I wrenched my back last week, and nine-year old Etta has been very concerned, seeing me wince in pain as I hobble around the house. Last night as I was stiffly and carefully tucking her into bed, she said, “Your spine is being bad! It’s hurting you!”
“No,” I told her, “my spine is a good spine! It’s just injured. It’s doing the best it can to heal.”
“Bad spine!” she insisted.
“No, it’s not bad, it’s hurting. When something is hurting, it gets better faster if you’re kind to it and take good care of it. When you broke your finger, we took good care of it, right? We didn’t yell at it and tell it that it was bad.”
She thought for a moment. Then she remembered a previous conversation we’d had about our bodies, when I had confessed that I sometimes talked to my body, to encourage it, and check in to see what it needed. In fact, I’ve even given my body a nickname. She remembered that now.
“Poor sweetpea!” she said softly, reaching over to pat me on the head.
“Yes, poor little sweetpea is hurting,” I agreed. “But she’s doing the best she can. I’m doing the best I can to take good care of her so she can heal.”
“Little sweetpea,” she murmured, settling back into her pillow and hugging her bear close.
Etta is nine. By that age I had already learned to hate my body.
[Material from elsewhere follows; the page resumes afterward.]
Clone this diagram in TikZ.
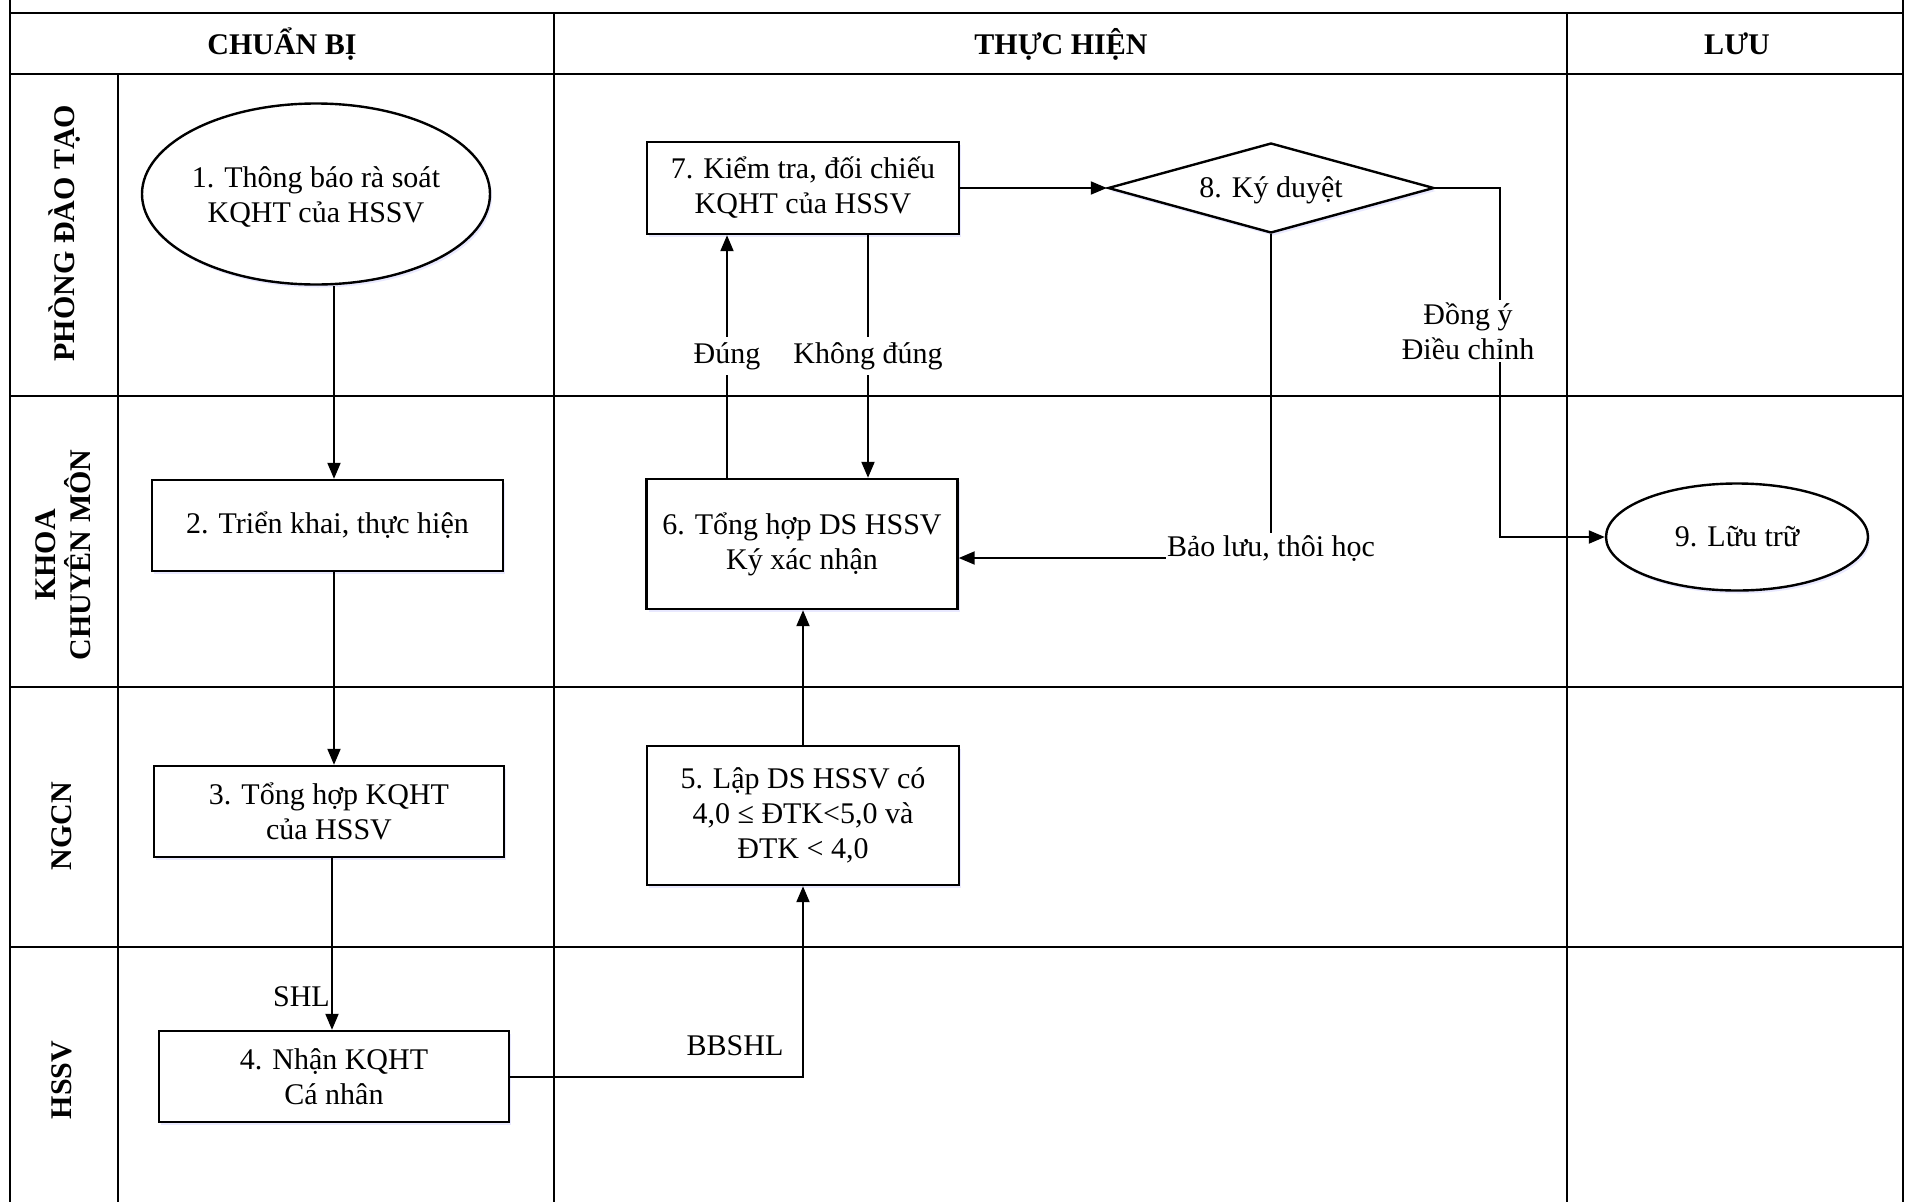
\documentclass[tikz,border=0pt]{standalone}
\usepackage{fontspec}
\setmainfont{Liberation Serif}
\usetikzlibrary{shapes.geometric,arrows.meta,shadows}

\begin{document}
\begin{tikzpicture}[x=1pt,y=-1pt,
  grid/.style={line width=2pt},
  lbl/.style={font=\fontsize{30}{35}\selectfont, align=center, inner sep=0pt},
  hdr/.style={font=\fontsize{30}{35}\selectfont\bfseries, align=center, inner sep=0pt},
  lane/.style={hdr, rotate=90},
  glow/.style={drop shadow={fill=blue!12, opacity=.7, shadow xshift=2pt, shadow yshift=-3pt}},
  box/.style={draw, line width=2.4pt, fill=white, rectangle, align=center, inner sep=0pt, font=\fontsize{30}{35}\selectfont, glow},
  oval/.style={box, ellipse},
  dia/.style={box, diamond},
  arr/.style={line width=2pt, -{Triangle[length=16pt,width=13pt]}},
  ln/.style={line width=2pt},
  cut/.style={lbl, fill=white, inner xsep=2pt, inner ysep=5pt}
]
\useasboundingbox (0,0) rectangle (1905,1202);
\fill[white] (0,0) rectangle (1905,1202);

% frame and swimlane grid
\draw[grid] (10,0) -- (10,1202);
\draw[grid] (1903,0) -- (1903,1202);
\draw[grid] (10,13) -- (1903,13);
\draw[grid] (10,74) -- (1903,74);
\draw[grid] (10,396) -- (1903,396);
\draw[grid] (10,687) -- (1903,687);
\draw[grid] (10,947) -- (1903,947);
\draw[grid] (118,74) -- (118,1202);
\draw[grid] (554,13) -- (554,1202);
\draw[grid] (1567,13) -- (1567,1202);

% headers
\node[hdr] (h1) at (282,44) {CHUẨN BỊ};
\node[hdr] (h2) at (1061,44) {THỰC HIỆN};
\node[hdr] (h3) at (1737,44) {LƯU};

% lane titles
\node[lane] (l1) at (65,233) {PHÒNG ĐÀO TẠO};
\node[lane] (l2) at (63,555) {KHOA\\CHUYÊN MÔN};
\node[lane] (l3) at (62,826) {NGCN};
\node[lane] (l4) at (62,1080) {HSSV};

% shapes
\node[oval, minimum width=348pt, minimum height=181pt] (e1) at (316,194) {};
\node[lbl] (t1) at (316,197) {1. Thông báo rà soát\\KQHT của HSSV};
\node[box, minimum width=351pt, minimum height=91pt] (b2) at (327.5,525.5) {2. Triển khai, thực hiện};
\node[box, minimum width=350pt, minimum height=91pt] (b3) at (329,811.5) {3. Tổng hợp KQHT\\của HSSV};
\node[box, minimum width=350pt, minimum height=91pt] (b4) at (334,1076.5) {4. Nhận KQHT\\Cá nhân};
\node[box, minimum width=312pt, minimum height=139pt] (b5) at (803,815.5) {5. Lập DS HSSV có\\4,0 ≤ ĐTK<5,0 và\\ĐTK < 4,0};
\node[box, minimum width=311pt, minimum height=130pt] (b6) at (802,544) {6. Tổng hợp DS HSSV\\Ký xác nhận};
\node[box, minimum width=312pt, minimum height=92pt] (b7) at (803,188) {7. Kiểm tra, đối chiếu\\KQHT của HSSV};
\node[dia, minimum width=326pt, minimum height=90pt] (d8) at (1271,188) {};
\node[lbl] (t8) at (1271,190) {8. Ký duyệt};
\node[oval, minimum width=262pt, minimum height=107pt] (e9) at (1737,537) {};
\node[lbl] (t9) at (e9) {9. Lữu trữ};

% helper coordinates
\coordinate (cA) at (334,0);
\coordinate (cB) at (332,0);
\coordinate (cD) at (727,0);
\coordinate (cK) at (868,0);
\coordinate (k6) at (1271,558);
\coordinate (k9) at (1500,537);

% connectors
\draw[arr] (e1.south -| cA) -- (b2.north -| cA);
\draw[arr] (b2.south -| cA) -- (b3.north -| cA);
\draw[arr] (b3.south -| cB) -- (b4.north -| cB);
\draw[arr] (b4.east) -| (b5.south);
\draw[arr] (b5.north) -- (b5.north |- b6.south);
\draw[arr] (b6.north -| cD) -- (b7.south -| cD);
\draw[arr] (b7.south -| cK) -- (b6.north -| cK);
\draw[arr] (b7.east) -- (d8.west);
\draw[arr] (d8.south) -- (k6) -- (k6 -| b6.east);
\draw[arr] (d8.east) -| (k9) -- (e9.west);

% connector labels
\node[lbl, anchor=east] (shl) at (330,997) {SHL};
\node[lbl] (bbshl) at (735,1046) {BBSHL};
\node[cut] (dung) at (727,356) {Đúng};
\node[cut] (kdung) at (868,356) {Không đúng};
\node[cut, inner xsep=1pt, inner ysep=3pt] (bl) at (1271,549) {Bảo lưu, thôi học};
\node[cut, inner ysep=2pt] (dy) at (1468,331) {Đồng ý\\Điều chỉnh};
\end{tikzpicture}
\end{document}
I was only slightly older when I developed an eating disorder. It’s been a long journey back to acceptance, kindness, and love towards myself. I’m still working on it. Some days are easier than others.
I hope Etta can circumvent that whole process. I hope she always loves her strong, sturdy body, and delights in all the things it can do.
I hope that when she’s hurting, she remembers to be kind to herself. To rest when she needs to. To take good care of her own beautiful, sacred little sweetpea.